One hundred years after the Rehoboth Basters rose up against their German colonizers, the photo series “Basterland“ takes up the task of providing a multifaceted insight into the contemporary life of the ethnic group living in Namibia today. A heterogenous spectrum of images arises in condensed pictures, revealing the tension-laden contradictions inherent to a typical phenomenon of our day and age—the confrontation between the processes of global standardization, and traditional regional structures that have been upheld over generations and defended against such external, antagonistic forces.
This is a portrait of a society that seems to find itself in an “in-between“ amid tradition and change. It emerges out of the deliberately subjective impressions of the photographer: She, too, is permeated by this “in-between“, on the one hand because of her repeated visits to the region to become part of the community; on the other hand because of her European heritage, through which she always represents something other. This tension saturates the images throughout the series; some images were partially staged, others were created spontaneously.

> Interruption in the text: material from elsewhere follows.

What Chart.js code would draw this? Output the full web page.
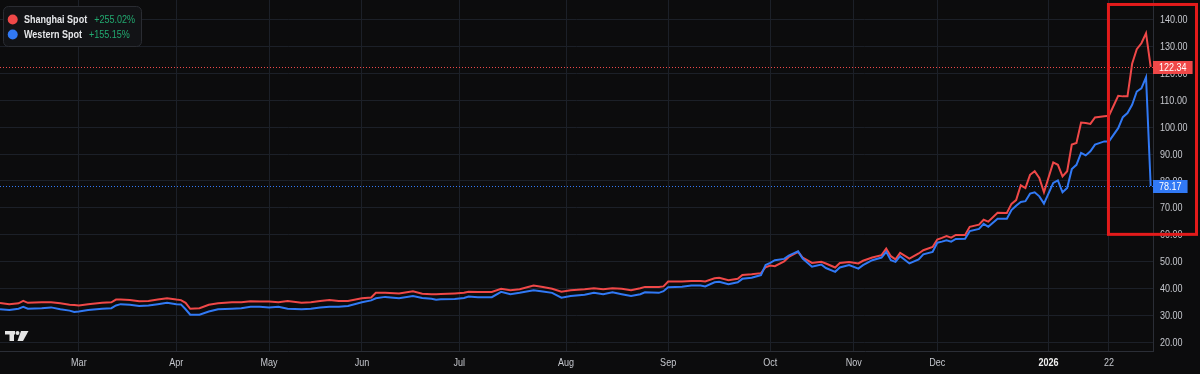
<!DOCTYPE html>
<html>
<head>
<meta charset="utf-8">
<script src="https://cdn.jsdelivr.net/npm/chart.js@4.4.1/dist/chart.umd.min.js"></script>
<style>
  html, body { margin: 0; padding: 0; background: #0c0c0d; overflow: hidden; }
  canvas { display: block; }
</style>
</head>
<body>
<canvas id="chart" width="1200" height="374"></canvas>
<script>
// trading-day index of each sample (0 = left edge of the picture)
const bars = [
  0, 2, 4, 5, 6, 9, 11, 13, 15, 16, 17, 19, 22, 24, 25, 26, 28, 30, 32, 34,
  36, 38, 39, 40, 41, 43, 45, 47, 50, 52, 54, 56, 58, 60, 62, 65, 67, 69, 71, 73,
  75, 78, 80, 81, 83, 86, 89, 91, 93, 94, 95, 98, 100, 101, 103, 106, 108, 110, 112, 115,
  117, 119, 121, 123, 126, 128, 130, 132, 134, 136, 138, 139, 142, 143, 144, 147, 149, 151, 152, 154,
  155, 157, 159, 160, 162, 164, 165, 166, 167, 169, 170, 172, 173, 175, 177, 178, 180, 181, 183, 185,
  186, 188, 190, 191, 192, 193, 194, 196, 198, 199, 201, 202, 203, 204, 205, 206, 208, 209, 211, 212,
  213, 215, 217, 218, 219, 220, 221, 222, 223, 224, 225, 227, 228, 229, 230, 231, 232, 233, 234, 235,
  236, 238, 239, 241, 242, 243, 244, 245, 246, 247, 248
];

const shanghai = [
  34.7, 34.3, 34.6, 35.5, 34.8, 35.0, 35.0, 34.6, 34.1, 34.0, 33.8, 34.3, 34.8, 35.0, 36.0, 36.0, 35.8, 35.4, 35.5, 36.0,
  36.5, 36.0, 35.8, 34.8, 32.6, 32.8, 34.1, 34.6, 35.0, 35.0, 35.4, 35.3, 35.3, 35.0, 35.5, 34.8, 35.0, 35.5, 35.8, 35.5,
  35.5, 36.5, 36.8, 38.5, 38.5, 38.3, 39.1, 38.2, 38.0, 38.0, 38.1, 38.3, 38.5, 38.9, 38.8, 38.8, 40.0, 39.5, 39.8, 41.2,
  40.7, 40.0, 38.9, 39.5, 39.8, 40.2, 39.8, 40.2, 40.0, 39.5, 40.2, 40.7, 40.7, 40.9, 42.7, 42.7, 42.9, 42.9, 42.7, 43.9,
  44.1, 43.2, 43.7, 45.1, 45.4, 45.8, 48.0, 48.6, 48.4, 50.2, 51.8, 53.7, 51.6, 49.6, 50.0, 49.4, 47.9, 49.6, 49.9, 49.4,
  50.4, 51.6, 52.5, 54.9, 52.1, 50.9, 53.3, 51.2, 53.1, 54.3, 55.5, 58.3, 58.9, 59.6, 59.0, 60.0, 60.0, 63.0, 63.8, 65.6,
  64.9, 68.2, 68.1, 71.5, 72.9, 78.4, 77.4, 82.3, 83.6, 81.1, 75.8, 86.9, 86.0, 81.7, 83.6, 93.5, 94.1, 101.7, 101.5, 101.2,
  103.6, 104.0, 104.2, 111.6, 111.4, 111.4, 123.5, 128.9, 131.1, 134.8, 122.34
];

const western = [
  32.4, 32.1, 32.6, 33.3, 32.6, 32.8, 33.1, 32.4, 31.9, 31.4, 31.6, 32.1, 32.6, 32.8, 33.8, 34.3, 34.1, 33.6, 33.8, 34.3,
  34.8, 34.3, 34.2, 32.4, 30.4, 30.4, 31.6, 32.4, 32.6, 32.8, 33.3, 33.3, 33.1, 33.3, 32.6, 32.4, 32.6, 33.1, 33.3, 33.3,
  33.6, 35.0, 35.7, 36.5, 37.0, 36.5, 37.3, 36.6, 36.3, 35.9, 36.1, 36.2, 36.6, 37.1, 36.9, 36.9, 38.9, 38.0, 38.5, 39.5,
  39.0, 38.5, 36.7, 37.3, 37.8, 38.5, 38.0, 38.7, 38.0, 37.3, 38.0, 38.7, 38.5, 39.1, 40.6, 40.8, 41.2, 41.2, 40.9, 42.4,
  42.6, 41.7, 42.4, 43.7, 44.1, 45.1, 48.8, 49.6, 50.6, 51.1, 52.3, 53.9, 51.2, 48.2, 49.0, 47.7, 46.3, 47.9, 48.8, 47.5,
  48.8, 50.6, 51.6, 53.7, 50.6, 50.0, 52.1, 49.4, 50.9, 52.8, 53.7, 57.1, 57.5, 58.0, 57.5, 58.5, 58.6, 61.4, 62.2, 64.1,
  63.0, 66.0, 66.0, 69.2, 70.8, 72.2, 72.5, 75.3, 75.8, 74.3, 71.6, 79.3, 80.2, 75.8, 77.4, 84.4, 86.0, 90.4, 89.5, 91.0,
  93.5, 94.7, 94.7, 99.6, 103.7, 105.2, 108.3, 113.2, 114.4, 118.5, 78.17
];

const seriesNames = ['Shanghai Spot', 'Western Spot'];
const seriesChange = ['+255.02%', '+155.15%'];

// first trading day of each labelled period
const monthIdx = [17, 38, 58, 78, 99, 122, 144, 166, 184, 202, 226, 239];
const monthLabels = ['Mar', 'Apr', 'May', 'Jun', 'Jul', 'Aug', 'Sep', 'Oct', 'Nov', 'Dec', '2026', '22'];
const yTicks = [20, 30, 40, 50, 60, 70, 80, 90, 100, 110, 120, 130, 140];

const RED = '#ef4848';
const BLUE = '#3179f5';
const GREEN = '#22a970';
const BG = '#0c0c0d';
const GRID = '#1c2028';
const AXIS_TEXT = '#c6c8ce';
const FONT = '"Liberation Sans", Arial, sans-serif';
const NARROW = 0.82; // the reference text is set in a condensed face

const toPoints = (vals) => vals.map((v, i) => ({ x: bars[i], y: v }));

// condensed text: squeeze a regular face horizontally
function narrowText(ctx, text, x, y, align) {
  ctx.save();
  ctx.translate(x, y);
  ctx.scale(NARROW, 1);
  ctx.textAlign = align;
  ctx.fillText(text, 0, 0);
  const w = ctx.measureText(text).width * NARROW;
  ctx.restore();
  return w;
}

const background = {
  id: 'background',
  beforeDraw(chart) {
    const { ctx, width, height } = chart;
    ctx.save();
    ctx.fillStyle = BG;
    ctx.fillRect(0, 0, width, height);
    ctx.restore();
  },
};

// dotted last-value lines behind the series
const lastLines = {
  id: 'lastLines',
  beforeDatasetsDraw(chart) {
    const { ctx, chartArea, scales } = chart;
    ctx.save();
    ctx.lineWidth = 1;
    ctx.setLineDash([1, 2]);
    chart.data.datasets.forEach((ds) => {
      const last = ds.data[ds.data.length - 1].y;
      const y = Math.round(scales.y.getPixelForValue(last)) + 0.5;
      ctx.strokeStyle = ds.borderColor;
      ctx.beginPath();
      ctx.moveTo(chartArea.left, y);
      ctx.lineTo(chartArea.right, y);
      ctx.stroke();
    });
    ctx.restore();
  },
};

const overlay = {
  id: 'overlay',
  afterDraw(chart) {
    const { ctx, chartArea, scales } = chart;
    ctx.save();
    ctx.textBaseline = 'middle';

    // axis labels
    ctx.fillStyle = AXIS_TEXT;
    ctx.font = '11px ' + FONT;
    yTicks.forEach((v) => {
      narrowText(ctx, v.toFixed(2), chartArea.right + 7, scales.y.getPixelForValue(v) + 0.5, 'left');
    });
    monthIdx.forEach((v, i) => {
      const bold = monthLabels[i] === '2026';
      ctx.font = (bold ? 'bold ' : '') + '11px ' + FONT;
      ctx.fillStyle = bold ? '#f0f0f0' : AXIS_TEXT;
      narrowText(ctx, monthLabels[i], scales.x.getPixelForValue(v), chartArea.bottom + 11.5, 'center');
    });

    // last-value tags on the price axis
    ctx.font = '11px ' + FONT;
    chart.data.datasets.forEach((ds) => {
      const last = ds.data[ds.data.length - 1].y;
      const y = Math.round(scales.y.getPixelForValue(last));
      const txt = last.toFixed(2);
      const w = ctx.measureText(txt).width * NARROW + 12;
      ctx.fillStyle = ds.borderColor;
      ctx.fillRect(chartArea.right, y - 6, w, 13);
      ctx.fillStyle = '#ffffff';
      narrowText(ctx, txt, chartArea.right + 6, y + 0.5, 'left');
    });

    // legend
    const lx = 3, ly = 6, lw = 138, lh = 40;
    ctx.beginPath();
    ctx.roundRect(lx + 0.5, ly + 0.5, lw, lh, 5);
    ctx.fillStyle = '#121316';
    ctx.fill();
    ctx.strokeStyle = '#2a2c32';
    ctx.lineWidth = 1;
    ctx.stroke();
    const rowY = [19.5, 34.5];
    const colors = [RED, BLUE];
    seriesNames.forEach((name, i) => {
      ctx.beginPath();
      ctx.arc(12.7, rowY[i], 5, 0, Math.PI * 2);
      ctx.fillStyle = colors[i];
      ctx.fill();
      ctx.font = 'bold 11px ' + FONT;
      ctx.fillStyle = '#e6e7ea';
      const nw = narrowText(ctx, name, 24, rowY[i] + 0.5, 'left');
      ctx.font = '11px ' + FONT;
      ctx.fillStyle = GREEN;
      narrowText(ctx, seriesChange[i], 24 + nw + 7, rowY[i] + 0.5, 'left');
    });

    // red highlight frame around the latest move
    const bx1 = scales.x.getPixelForValue(238.9);
    const bx2 = chart.width - 3.5;
    const by1 = scales.y.getPixelForValue(145.5);
    const by2 = scales.y.getPixelForValue(60.2);
    ctx.strokeStyle = '#e31b1b';
    ctx.lineWidth = 3;
    ctx.strokeRect(bx1, by1, bx2 - bx1, by2 - by1);

    // watermark logo
    const b = chartArea.bottom;
    ctx.fillStyle = '#e4e4e4';
    ctx.fillRect(5, b - 20, 10, 3.5);
    ctx.fillRect(9.5, b - 20, 4.5, 10);
    ctx.beginPath();
    ctx.arc(17.5, b - 18, 2, 0, Math.PI * 2);
    ctx.fill();
    ctx.beginPath();
    ctx.moveTo(21, b - 20);
    ctx.lineTo(28.5, b - 20);
    ctx.lineTo(23, b - 10);
    ctx.lineTo(17.5, b - 10);
    ctx.closePath();
    ctx.fill();

    ctx.restore();
  },
};

new Chart(document.getElementById('chart').getContext('2d'), {
  type: 'line',
  data: {
    datasets: [
      {
        label: seriesNames[1],
        data: toPoints(western),
        borderColor: BLUE,
        borderWidth: 2,
        pointRadius: 0,
        tension: 0,
      },
      {
        label: seriesNames[0],
        data: toPoints(shanghai),
        borderColor: RED,
        borderWidth: 2,
        pointRadius: 0,
        tension: 0,
      },
    ],
  },
  options: {
    responsive: false,
    animation: false,
    devicePixelRatio: 1,
    layout: { padding: 0 },
    plugins: {
      legend: { display: false },
      tooltip: { enabled: false },
    },
    scales: {
      x: {
        type: 'linear',
        min: 0,
        max: 248.5,
        afterBuildTicks: (s) => { s.ticks = monthIdx.map((v) => ({ value: v })); },
        afterFit: (s) => { s.height = 23; s.paddingLeft = 0; s.paddingRight = 0; },
        grid: { color: GRID, drawTicks: false },
        border: { color: '#2b2e36' },
        ticks: { display: false },
      },
      y: {
        position: 'right',
        min: 16.92,
        max: 147.16,
        afterBuildTicks: (s) => { s.ticks = yTicks.map((v) => ({ value: v })); },
        afterFit: (s) => { s.width = 47; s.paddingTop = 0; s.paddingBottom = 0; },
        grid: { color: GRID, drawTicks: false },
        border: { color: '#2b2e36' },
        ticks: { display: false },
      },
    },
  },
  plugins: [background, lastLines, overlay],
});
</script>
</body>
</html>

Thus, the very personal questions and emotions that are connected to the photographs are simultaneously expressions of contemporary, fundamental processes: the much-discussed replacement of imperialism by the economic colonization of Africa, but also the reinterpretation of seemingly stable concepts of “origin” or “home“—terms that have their own particular relevance in connection to the Baster’s unique history.
The virtually constitutive meaning of this history, which has been fought for time and time again, is the central theme of this work: The past lights up in the present, but precisely this past was meant to constantly be protected from the present which in turn, in form of the current state of Namibia, appears to show little interest in the cultural legacy of the Baster. Last but not least the merit of this photo series lies in reminding us of a forgotten episode of German colonial history.